Released after three years of fans interpreting the characters in their own way, The Empire Strikes Back was contentious among some fans. According to one essay in Geek Elders Speak written by longtime fandom member Linda Deneroff, a few argued that the movie ought to be reshot to remove the fatherhood plot point. Some, like Kirkland, felt that their stories had progressed far enough that they could ignore Empire and continue in their own way. Still others took the events of the movie and ran with them.
Vader’s characterization was argued over in letter zines, fan zines that primarily or entirely feature letters of comment and so facilitated discussion and debate among fandoms before the internet. One of these was Jundland Wastes, published between 1981 and 1983. In a 1989 history of the fan publication, Nowakowska pointed to a letter that asked, “Did Vader choose to do evil, was he tricked into supporting the Empire, or was he simply inattentive? Is what he’s doing really evil at all?” Another read, “Who believes that Vader is really Luke’s father; who doesn’t?”
The question of Vader’s evil was, she wrote, “the first big controversy” in the fandom. Wells recalls the more extreme end of the pro-Vader side: “cuddly Darth.” Fans went on to produce stuffed toys of the villain, while a softer characterization appeared in illustrated fan works. Wells, who worked as a journalist at the time, saw too many real-world parallels to personally enjoy the approach. “I know what the real world is like,” she says. “Darth Vader was never cuddly to me.”

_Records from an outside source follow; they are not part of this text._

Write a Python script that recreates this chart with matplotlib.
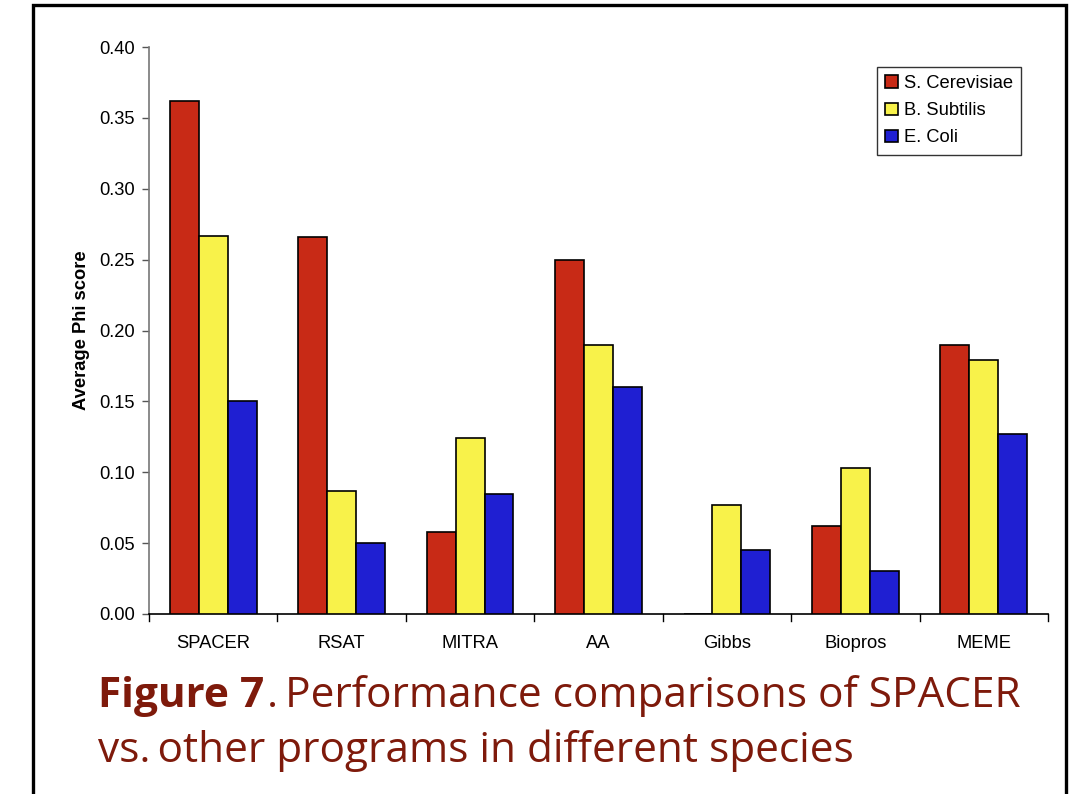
import matplotlib
matplotlib.use("Agg")
import matplotlib.pyplot as plt
import numpy as np
from matplotlib.patches import Rectangle

programs = ["SPACER", "RSAT", "MITRA", "AA", "Gibbs", "Biopros", "MEME"]
species = ["S. Cerevisiae", "B. Subtilis", "E. Coli"]
s_cerevisiae = [0.362, 0.266, 0.058, 0.250, 0.0, 0.062, 0.190]
b_subtilis = [0.267, 0.087, 0.124, 0.190, 0.077, 0.103, 0.179]
e_coli = [0.150, 0.050, 0.085, 0.160, 0.045, 0.030, 0.127]
yticks = [0.00, 0.05, 0.10, 0.15, 0.20, 0.25, 0.30, 0.35, 0.40]
colors = ["#C82A16", "#F8F24A", "#1F1FD2"]

W, H = 1081, 794
fig = plt.figure(figsize=(W / 100, H / 100), dpi=100)

# outer frame
fig.patches.append(Rectangle((33 / W, -0.05), (1066 - 33) / W, 1.05 - 5 / H,
                             transform=fig.transFigure, fill=False,
                             edgecolor="black", linewidth=2.4, zorder=0))

ax = fig.add_axes([149 / W, 1 - 614 / H, (1048 - 149) / W, (614 - 47) / H])
font = "Liberation Sans"
fs = 13.2
x = np.arange(len(programs))
bw = 0.225
for i, (vals, lab) in enumerate(zip([s_cerevisiae, b_subtilis, e_coli], species)):
    ax.bar(x + (i - 1) * bw, vals, width=bw, color=colors[i], edgecolor="black",
           linewidth=1.2, label=lab, zorder=3)

ax.set_xlim(-0.5, len(programs) - 0.5)
ax.set_ylim(0, 0.40)
ax.set_yticks(yticks)
ax.set_yticklabels([f"{v:.2f}" for v in yticks], fontname=font, fontsize=fs)
ax.set_xticks(x)
ax.set_xticklabels(programs, fontname=font, fontsize=fs)
ax.tick_params(axis="x", length=0, pad=15)
ax.tick_params(axis="y", length=5, width=1, color="#555555", pad=5)
# category separator ticks on x axis
for b in np.arange(-0.5, len(programs), 1.0):
    ax.plot([b, b], [0, -0.005], color="black", lw=1, clip_on=False, zorder=4)

for s in ["top", "right"]:
    ax.spines[s].set_visible(False)
ax.spines["left"].set_color("#777777")
ax.spines["left"].set_linewidth(1.2)
ax.spines["bottom"].set_color("black")
ax.spines["bottom"].set_linewidth(1.2)

ax.set_ylabel("Average Phi score", fontname=font, fontsize=fs, fontweight="bold")
ax.yaxis.set_label_coords((90 - 149) / (1048 - 149), 0.5)

leg = ax.legend(loc="upper right", bbox_to_anchor=(1021 / W, 1 - 67 / H),
                bbox_transform=fig.transFigure, frameon=True, fancybox=False,
                prop={"family": font, "size": fs}, handlelength=0.7,
                handleheight=0.7, handletextpad=0.3, borderpad=0.45,
                labelspacing=0.55, borderaxespad=0)
leg.get_frame().set_edgecolor("black")
leg.get_frame().set_linewidth(1.0)

cap_color = "#7E1A0B"
capfont = "Open Sans"
capfs = 30.5
t1 = fig.text(98 / W, 1 - 707 / H, "Figure 7", fontname=capfont, fontsize=capfs,
              fontweight="bold", color=cap_color, va="baseline")
fig.canvas.draw()
bb = t1.get_window_extent()
fig.text((bb.x1 + 3) / W, 1 - 707 / H, ".\u2009Performance comparisons of SPACER",
         fontname=capfont, fontsize=capfs, color=cap_color, va="baseline")
fig.text(98 / W, 1 - 762 / H, "vs.\u2009other programs in different species",
         fontname=capfont, fontsize=capfs, color=cap_color, va="baseline")

fig.savefig("out.png", dpi=100)
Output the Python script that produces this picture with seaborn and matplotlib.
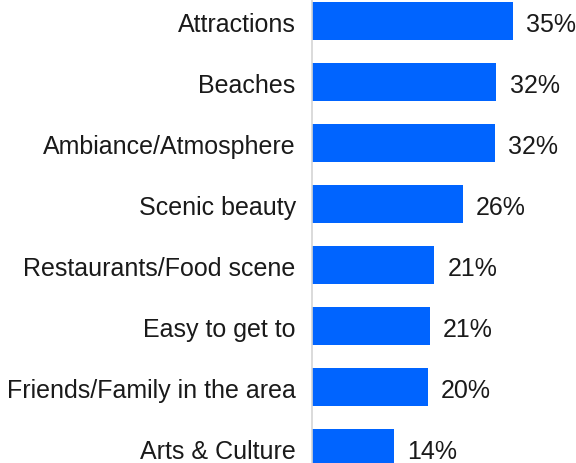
import matplotlib
matplotlib.use("Agg")
import matplotlib.pyplot as plt
import seaborn as sns
import pandas as pd

categories = ["Attractions", "Beaches", "Ambiance/Atmosphere", "Scenic beauty",
              "Restaurants/Food scene", "Easy to get to",
              "Friends/Family in the area", "Arts & Culture"]
values = [35.2, 32.3, 32.0, 26.4, 21.4, 20.6, 20.3, 14.3]

sns.set_theme(style="white")
plt.rcParams["font.family"] = ["Liberation Sans", "DejaVu Sans"]

df = pd.DataFrame({"cat": categories, "val": values})

fig = plt.figure(figsize=(5.76, 4.64), dpi=100)
x0 = 311.7 / 576
ax = fig.add_axes([x0, 0, 1 - x0, 1])
sns.barplot(data=df, x="val", y="cat", color="#0064FF", saturation=1,
            width=0.623, ax=ax, edgecolor="none")

ax.set_xlim(0, 46.2)
ax.set_ylim(7.24, -0.366)
ax.set_xlabel("")
ax.set_ylabel("")
ax.xaxis.set_visible(False)
for s in ["top", "right", "bottom"]:
    ax.spines[s].set_visible(False)
ax.spines["left"].set_color("#d4d4d4")
ax.spines["left"].set_linewidth(1.2)
ax.tick_params(axis="y", length=0, pad=11.5, labelsize=18, labelcolor="#1a1a1a")

for i, v in enumerate(values):
    ax.text(v + 2.3, i + 0.04, f"{v:.0f}%", va="center", ha="left",
            fontsize=18, color="#1a1a1a")

fig.savefig("out.png", dpi=100)
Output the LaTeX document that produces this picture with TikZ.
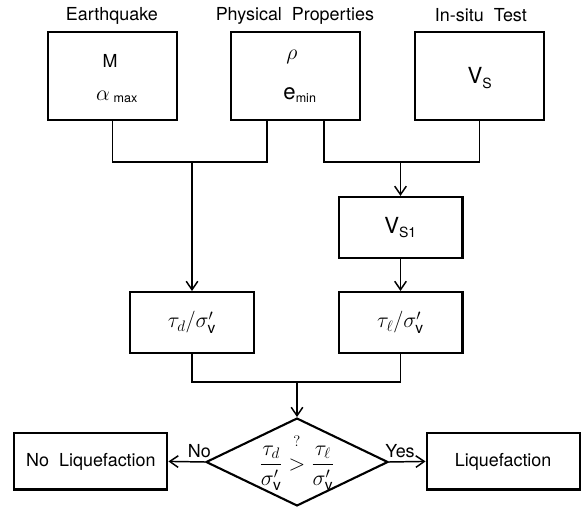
\documentclass[tikz,border=0pt]{standalone}
\usepackage{fontspec}
\setmainfont{TeX Gyre Heros}
\usetikzlibrary{shapes.geometric,arrows.meta}

\begin{document}
\begin{tikzpicture}[
        font=\fontsize{17}{20}\selectfont,
        >={Straight Barb[length=8pt,width=11pt]},
        inbox/.style={draw, line width=2pt, minimum width=4.3cm, minimum height=2.93cm},
        midbox/.style={draw, line width=2pt, minimum width=4.13cm, minimum height=2.03cm},
        endbox/.style={draw, line width=2pt, minimum width=5.1cm, minimum height=1.87cm},
        decision/.style={draw, diamond, line width=2pt, inner sep=0pt, minimum width=6.07cm, minimum height=2.93cm},
        bigmath/.style={font=\fontsize{21}{24}\selectfont},
        wire/.style={line width=1.4pt}
    ]
        	\useasboundingbox (0, 0) rectangle (19.4, 16.93);
        	% Input boxes and their labels:
        	\node[inbox] (eq) at (3.75, 14.4){};
        	\node[inbox] (phys) at (9.85, 14.4){};
        	\node[inbox] (insitu) at (15.98, 14.4){};
        	\node (eqlabel) at (3.73, 16.4){Earthquake};
        	\node (physlabel) at (9.83, 16.4){Physical\ \ Properties};
        	\node (insitulabel) at (16.03, 16.43){In-situ\ \ Test};
        	\node (mag) at (3.67, 14.9){M};
        	\node[bigmath] (amax) at (3.9, 13.7){$\alpha$\,{\fontsize{17}{20}\selectfont\textsubscript{max}}};
        	\node[bigmath] (rho) at (9.73, 15.03){$\rho$};
        	\node[bigmath] (emin) at (10.0, 13.77){e{\fontsize{17}{20}\selectfont\textsubscript{min}}};
        	\node[bigmath] (vs) at (16.0, 14.33){V{\fontsize{19}{20}\selectfont\textsubscript{S}}};
        	% Middle boxes:
        	\node[midbox, bigmath] (vs1) at (13.35, 9.35){V{\fontsize{19}{20}\selectfont\textsubscript{S1}}};
        	\node[midbox, bigmath] (taud) at (6.4, 6.18){$\tau_d/\sigma'_{\mathrm{v}}$};
        	\node[midbox, bigmath] (taul) at (13.35, 6.18){$\tau_\ell/\sigma'_{\mathrm{v}}$};
        	% Decision and results:
        	\node[decision] (dec) at (9.9, 1.53){};
        	\node[bigmath] (cond) at (9.9, 1.5){$\displaystyle\frac{\tau_d}{\sigma'_{\mathrm{v}}} \stackrel{\raisebox{9pt}{$\scriptstyle ?$}}{>} \frac{\tau_\ell}{\sigma'_{\mathrm{v}}}$};
        	\node[endbox] (noliq) at (3.03, 1.55){No\ \ Liquefaction};
        	\node[endbox] (liq) at (16.77, 1.55){Liquefaction};
        	% Junctions:
        	\coordinate (j1) at (6.4, 11.53);
        	\coordinate (j2) at (13.35, 11.53);
        	\coordinate (j3) at (9.9, 4.2);
        	% Wires:
        	\draw[wire] (eq.south) |- (j1) -| ([xshift=-0.95cm]phys.south);
        	\draw[wire] ([xshift=0.95cm]phys.south) |- (j2) -| (insitu.south);
        	\draw[wire, ->] (j1) -- (taud.north);
        	\draw[wire, ->] (j2) -- (vs1.north);
        	\draw[wire, ->] (vs1.south) -- (taul.north);
        	\draw[wire] (taud.south) |- (j3) -| (taul.south);
        	\draw[wire, ->] (j3) -- (dec.north);
        	\draw[wire, ->] (dec.west) -- node[above, pos=0.15]{No} (noliq.east);
        	\draw[wire, ->] (dec.east) -- node[above, pos=0.3]{Yes} (liq.west);
        \end{tikzpicture}
\end{document}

Even fan works from the time ribbed the characterization. In a 1981 comic by Rosemary Edghill, a female Empire propagandist tells Vader she’ll make him appear “really cuddly” before becoming deflated by the reminder he tortures rebels. “You go to the next [page] where he’s basically throwing everyone in a cage and roasting them over a fire,” says Wells.
In those early years, there was simply no one approach for dealing with Vader. “[There were] those who made him fully on the Empire’s side and fully in favor of that kind of a government, and going after the ‘nasty terrorists’ that the rebels were,” says Nowakowska. “There was the extremely sympathetic crowd. And then there was the vast middle.”
In a time before the internet and constant releases, that spectrum played out across years of collaborative fan imagination. Whether they loved to hate him, wanted to dig deep into his psyche, or were speculating about what was under his suit, they were asking and enjoying the questions long before the prequels came along to answer them — and even before we knew Vader was a Skywalker.